# START OF Data listing
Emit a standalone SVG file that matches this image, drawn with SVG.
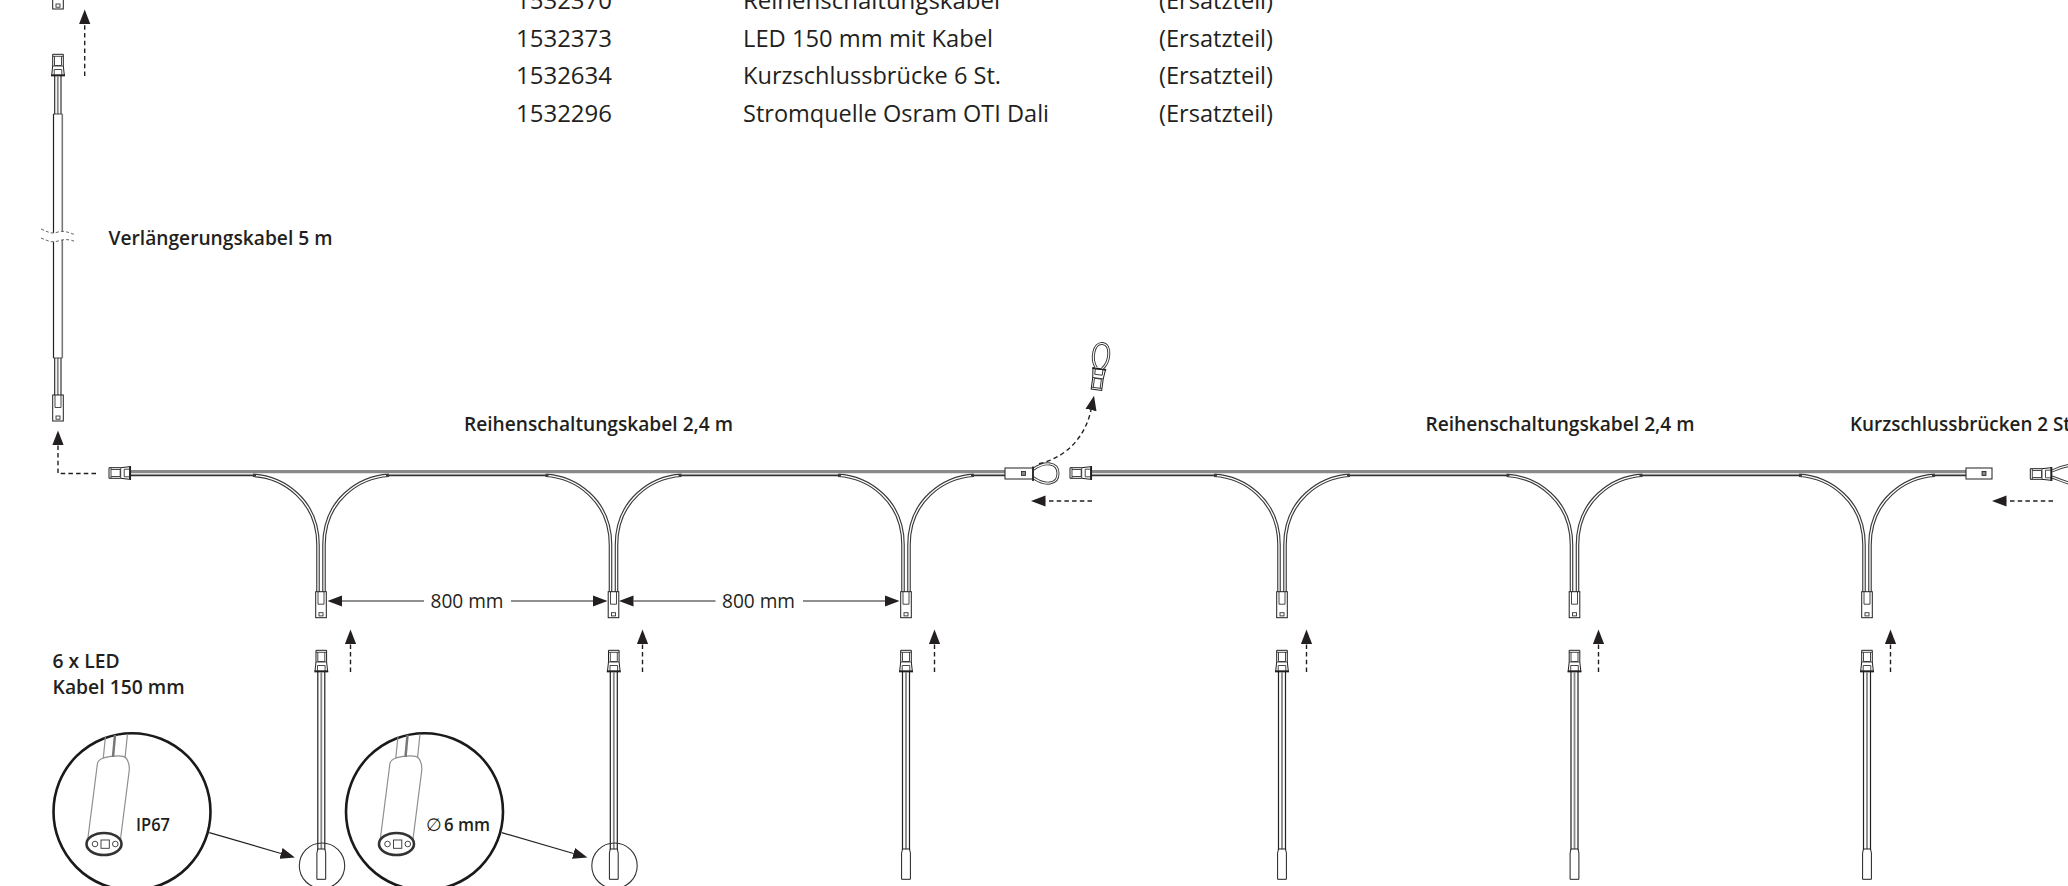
# END OF Data listing
# START OF Data listing
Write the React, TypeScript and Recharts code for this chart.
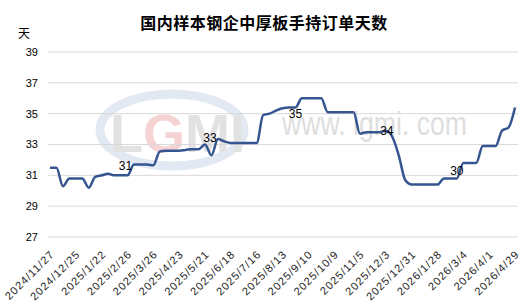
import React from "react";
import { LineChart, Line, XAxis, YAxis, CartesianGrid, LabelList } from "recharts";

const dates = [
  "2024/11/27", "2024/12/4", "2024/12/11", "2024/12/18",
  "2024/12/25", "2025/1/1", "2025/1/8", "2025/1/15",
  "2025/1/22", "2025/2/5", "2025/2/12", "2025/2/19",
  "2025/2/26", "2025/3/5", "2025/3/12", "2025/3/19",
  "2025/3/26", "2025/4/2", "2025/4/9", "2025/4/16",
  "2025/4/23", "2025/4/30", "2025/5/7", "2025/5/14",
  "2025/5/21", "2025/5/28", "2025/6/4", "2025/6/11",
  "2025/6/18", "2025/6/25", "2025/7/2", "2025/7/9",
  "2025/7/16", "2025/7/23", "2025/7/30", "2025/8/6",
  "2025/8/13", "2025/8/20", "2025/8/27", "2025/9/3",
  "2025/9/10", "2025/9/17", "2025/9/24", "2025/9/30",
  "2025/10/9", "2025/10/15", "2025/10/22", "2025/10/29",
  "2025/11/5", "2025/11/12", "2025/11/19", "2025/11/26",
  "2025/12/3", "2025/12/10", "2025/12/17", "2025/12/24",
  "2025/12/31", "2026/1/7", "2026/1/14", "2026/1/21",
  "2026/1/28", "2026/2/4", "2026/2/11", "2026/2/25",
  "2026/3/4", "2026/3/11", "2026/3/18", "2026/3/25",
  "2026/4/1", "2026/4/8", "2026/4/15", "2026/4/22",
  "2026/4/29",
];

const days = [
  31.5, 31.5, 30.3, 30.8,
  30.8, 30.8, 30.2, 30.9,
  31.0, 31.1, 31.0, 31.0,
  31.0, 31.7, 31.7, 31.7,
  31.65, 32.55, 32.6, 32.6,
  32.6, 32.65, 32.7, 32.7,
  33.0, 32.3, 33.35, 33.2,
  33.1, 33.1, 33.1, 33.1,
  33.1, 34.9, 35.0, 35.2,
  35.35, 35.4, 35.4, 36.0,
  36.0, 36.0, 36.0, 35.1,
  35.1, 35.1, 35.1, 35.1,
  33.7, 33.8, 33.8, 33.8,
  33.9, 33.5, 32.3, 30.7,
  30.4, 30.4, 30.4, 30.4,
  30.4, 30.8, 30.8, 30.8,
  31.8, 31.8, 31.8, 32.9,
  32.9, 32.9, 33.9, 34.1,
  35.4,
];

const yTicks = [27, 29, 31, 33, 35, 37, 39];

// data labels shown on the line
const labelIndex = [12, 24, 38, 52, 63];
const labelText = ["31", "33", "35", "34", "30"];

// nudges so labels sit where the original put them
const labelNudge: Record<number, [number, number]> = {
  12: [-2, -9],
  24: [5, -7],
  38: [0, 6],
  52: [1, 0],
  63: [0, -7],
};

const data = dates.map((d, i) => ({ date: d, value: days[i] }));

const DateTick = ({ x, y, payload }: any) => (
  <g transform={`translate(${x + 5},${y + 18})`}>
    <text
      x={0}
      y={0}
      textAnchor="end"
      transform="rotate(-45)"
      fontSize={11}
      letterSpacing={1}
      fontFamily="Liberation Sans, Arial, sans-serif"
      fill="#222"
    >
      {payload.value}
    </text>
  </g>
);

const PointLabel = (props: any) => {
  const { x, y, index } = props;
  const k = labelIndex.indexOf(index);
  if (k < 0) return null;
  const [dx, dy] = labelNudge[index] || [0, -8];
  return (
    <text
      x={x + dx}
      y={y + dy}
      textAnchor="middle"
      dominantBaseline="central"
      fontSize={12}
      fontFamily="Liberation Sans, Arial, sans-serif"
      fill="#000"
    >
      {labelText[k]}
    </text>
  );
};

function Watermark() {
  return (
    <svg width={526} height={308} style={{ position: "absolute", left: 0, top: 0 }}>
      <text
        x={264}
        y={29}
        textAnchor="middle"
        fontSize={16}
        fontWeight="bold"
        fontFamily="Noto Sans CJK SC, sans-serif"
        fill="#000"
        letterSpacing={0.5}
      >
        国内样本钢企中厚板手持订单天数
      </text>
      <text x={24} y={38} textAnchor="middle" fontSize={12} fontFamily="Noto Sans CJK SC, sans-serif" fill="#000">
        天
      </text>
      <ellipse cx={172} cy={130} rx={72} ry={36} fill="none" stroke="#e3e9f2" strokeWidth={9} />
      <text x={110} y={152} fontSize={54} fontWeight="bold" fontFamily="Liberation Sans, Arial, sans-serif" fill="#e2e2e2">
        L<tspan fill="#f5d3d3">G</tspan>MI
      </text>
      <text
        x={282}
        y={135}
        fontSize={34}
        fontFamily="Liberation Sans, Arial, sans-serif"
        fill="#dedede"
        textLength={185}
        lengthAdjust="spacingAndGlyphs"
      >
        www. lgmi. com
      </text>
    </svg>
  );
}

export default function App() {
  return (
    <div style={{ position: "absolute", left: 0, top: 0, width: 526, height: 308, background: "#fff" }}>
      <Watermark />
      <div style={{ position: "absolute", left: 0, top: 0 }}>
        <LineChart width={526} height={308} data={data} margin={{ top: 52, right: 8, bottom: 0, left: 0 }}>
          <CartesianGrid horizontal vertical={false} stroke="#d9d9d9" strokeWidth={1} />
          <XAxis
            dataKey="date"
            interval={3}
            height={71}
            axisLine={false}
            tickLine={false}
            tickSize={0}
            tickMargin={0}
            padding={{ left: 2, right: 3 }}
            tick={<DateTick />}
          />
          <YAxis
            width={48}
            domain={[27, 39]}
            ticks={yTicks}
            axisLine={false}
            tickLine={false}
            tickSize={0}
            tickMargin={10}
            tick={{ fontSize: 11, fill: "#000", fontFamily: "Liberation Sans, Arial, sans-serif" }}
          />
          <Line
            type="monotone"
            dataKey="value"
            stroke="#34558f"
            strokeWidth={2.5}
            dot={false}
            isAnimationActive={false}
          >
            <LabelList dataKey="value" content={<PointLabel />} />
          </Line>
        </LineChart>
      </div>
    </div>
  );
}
# END OF Data listing
# START OF Data listing
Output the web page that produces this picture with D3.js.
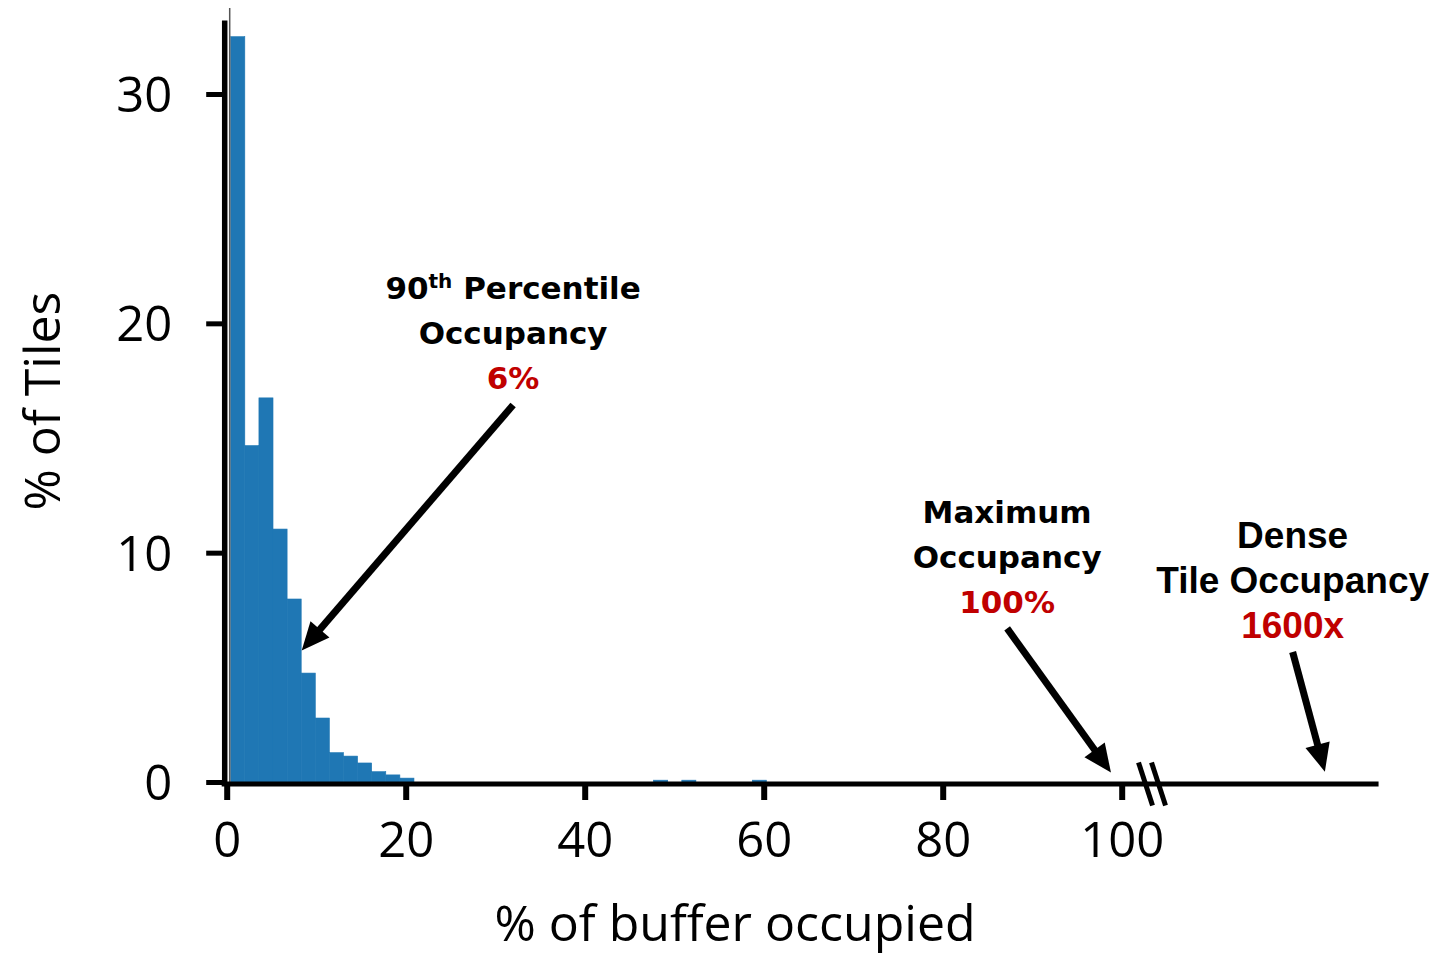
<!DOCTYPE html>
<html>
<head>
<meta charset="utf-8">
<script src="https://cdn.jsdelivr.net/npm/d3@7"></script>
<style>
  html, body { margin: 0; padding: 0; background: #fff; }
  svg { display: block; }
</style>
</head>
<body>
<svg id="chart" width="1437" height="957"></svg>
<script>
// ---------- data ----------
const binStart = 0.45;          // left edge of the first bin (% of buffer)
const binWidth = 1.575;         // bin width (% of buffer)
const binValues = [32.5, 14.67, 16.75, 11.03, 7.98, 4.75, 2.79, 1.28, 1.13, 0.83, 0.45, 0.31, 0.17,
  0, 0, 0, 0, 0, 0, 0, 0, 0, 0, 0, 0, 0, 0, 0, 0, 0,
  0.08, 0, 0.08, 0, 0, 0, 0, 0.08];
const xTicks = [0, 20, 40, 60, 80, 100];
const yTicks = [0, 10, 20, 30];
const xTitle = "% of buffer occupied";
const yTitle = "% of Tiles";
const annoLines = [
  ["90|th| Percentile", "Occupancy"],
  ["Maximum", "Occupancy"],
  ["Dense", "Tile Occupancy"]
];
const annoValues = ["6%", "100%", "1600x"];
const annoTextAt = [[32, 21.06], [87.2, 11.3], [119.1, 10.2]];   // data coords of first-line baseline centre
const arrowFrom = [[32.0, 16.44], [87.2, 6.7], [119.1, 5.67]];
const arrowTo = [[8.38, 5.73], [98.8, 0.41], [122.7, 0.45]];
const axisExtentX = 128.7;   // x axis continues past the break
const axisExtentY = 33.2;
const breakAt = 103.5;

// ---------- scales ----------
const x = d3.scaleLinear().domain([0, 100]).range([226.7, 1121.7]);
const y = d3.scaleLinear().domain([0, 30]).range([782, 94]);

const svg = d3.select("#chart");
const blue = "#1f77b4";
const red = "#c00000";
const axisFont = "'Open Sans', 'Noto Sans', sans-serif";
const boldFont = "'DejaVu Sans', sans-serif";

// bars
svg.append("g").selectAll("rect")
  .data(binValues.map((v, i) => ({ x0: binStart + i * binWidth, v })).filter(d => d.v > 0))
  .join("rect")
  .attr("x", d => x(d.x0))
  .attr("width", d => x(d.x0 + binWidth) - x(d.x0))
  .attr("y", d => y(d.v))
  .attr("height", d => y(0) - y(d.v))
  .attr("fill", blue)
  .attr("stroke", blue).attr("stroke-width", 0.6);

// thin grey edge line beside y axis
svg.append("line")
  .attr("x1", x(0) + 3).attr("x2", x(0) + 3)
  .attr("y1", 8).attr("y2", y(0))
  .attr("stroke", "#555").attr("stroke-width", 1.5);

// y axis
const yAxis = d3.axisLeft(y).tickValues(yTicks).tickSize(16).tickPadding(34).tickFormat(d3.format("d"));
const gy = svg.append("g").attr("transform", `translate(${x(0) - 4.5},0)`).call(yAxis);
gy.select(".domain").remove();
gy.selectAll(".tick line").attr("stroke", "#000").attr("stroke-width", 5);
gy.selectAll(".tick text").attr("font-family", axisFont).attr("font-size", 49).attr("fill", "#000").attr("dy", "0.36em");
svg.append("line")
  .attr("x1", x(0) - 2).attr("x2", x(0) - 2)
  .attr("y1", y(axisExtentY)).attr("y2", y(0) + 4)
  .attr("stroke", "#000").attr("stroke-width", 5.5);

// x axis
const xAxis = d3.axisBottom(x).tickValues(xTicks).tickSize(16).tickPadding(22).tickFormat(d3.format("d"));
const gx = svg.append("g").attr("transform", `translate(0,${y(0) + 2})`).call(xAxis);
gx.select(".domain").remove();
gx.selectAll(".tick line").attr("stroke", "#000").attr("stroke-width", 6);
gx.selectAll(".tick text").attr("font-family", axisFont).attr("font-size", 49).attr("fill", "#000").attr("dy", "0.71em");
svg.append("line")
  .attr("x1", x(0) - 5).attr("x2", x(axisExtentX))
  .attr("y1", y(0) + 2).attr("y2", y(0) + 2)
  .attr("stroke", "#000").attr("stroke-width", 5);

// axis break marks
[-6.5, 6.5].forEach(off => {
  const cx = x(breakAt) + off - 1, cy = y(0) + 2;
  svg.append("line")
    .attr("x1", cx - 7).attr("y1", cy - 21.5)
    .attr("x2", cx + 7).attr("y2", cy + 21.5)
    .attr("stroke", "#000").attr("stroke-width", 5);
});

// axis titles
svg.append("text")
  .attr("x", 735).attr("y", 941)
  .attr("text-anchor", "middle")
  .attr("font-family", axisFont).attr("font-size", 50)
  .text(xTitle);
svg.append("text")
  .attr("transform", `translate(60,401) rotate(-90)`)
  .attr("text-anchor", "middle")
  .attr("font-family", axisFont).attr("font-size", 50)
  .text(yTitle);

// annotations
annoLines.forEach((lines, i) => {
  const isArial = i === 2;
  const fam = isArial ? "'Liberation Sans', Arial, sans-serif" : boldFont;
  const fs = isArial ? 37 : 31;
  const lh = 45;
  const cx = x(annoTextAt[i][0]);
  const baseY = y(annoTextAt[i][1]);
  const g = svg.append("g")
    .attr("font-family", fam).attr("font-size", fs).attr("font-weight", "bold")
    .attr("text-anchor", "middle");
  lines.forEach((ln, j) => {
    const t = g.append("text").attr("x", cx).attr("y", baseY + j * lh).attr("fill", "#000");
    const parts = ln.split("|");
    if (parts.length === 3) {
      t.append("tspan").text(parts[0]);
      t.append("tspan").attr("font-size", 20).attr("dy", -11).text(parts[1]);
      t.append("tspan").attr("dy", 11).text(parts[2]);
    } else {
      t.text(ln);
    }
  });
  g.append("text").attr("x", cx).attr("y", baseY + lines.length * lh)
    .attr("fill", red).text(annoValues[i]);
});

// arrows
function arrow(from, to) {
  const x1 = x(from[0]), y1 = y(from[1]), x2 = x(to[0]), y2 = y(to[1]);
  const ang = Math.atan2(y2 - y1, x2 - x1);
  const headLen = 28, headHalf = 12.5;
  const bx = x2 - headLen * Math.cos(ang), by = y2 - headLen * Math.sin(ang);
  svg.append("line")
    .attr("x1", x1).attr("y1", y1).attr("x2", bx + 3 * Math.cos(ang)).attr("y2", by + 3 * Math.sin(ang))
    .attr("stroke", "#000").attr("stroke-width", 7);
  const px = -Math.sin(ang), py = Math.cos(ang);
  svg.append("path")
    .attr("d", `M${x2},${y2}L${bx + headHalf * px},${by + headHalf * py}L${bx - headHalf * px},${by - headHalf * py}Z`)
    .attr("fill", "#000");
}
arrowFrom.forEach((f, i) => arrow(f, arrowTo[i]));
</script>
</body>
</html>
# END OF Data listing
● **What to do**
Identify the lines of the data that contain the word "this". Copy each of them.

● **Problem solution**
Emit a standalone SVG file that matches this image, drawn with SVG.
Write the React, TypeScript and Recharts code for this chart.
Output the web page that produces this picture with D3.js.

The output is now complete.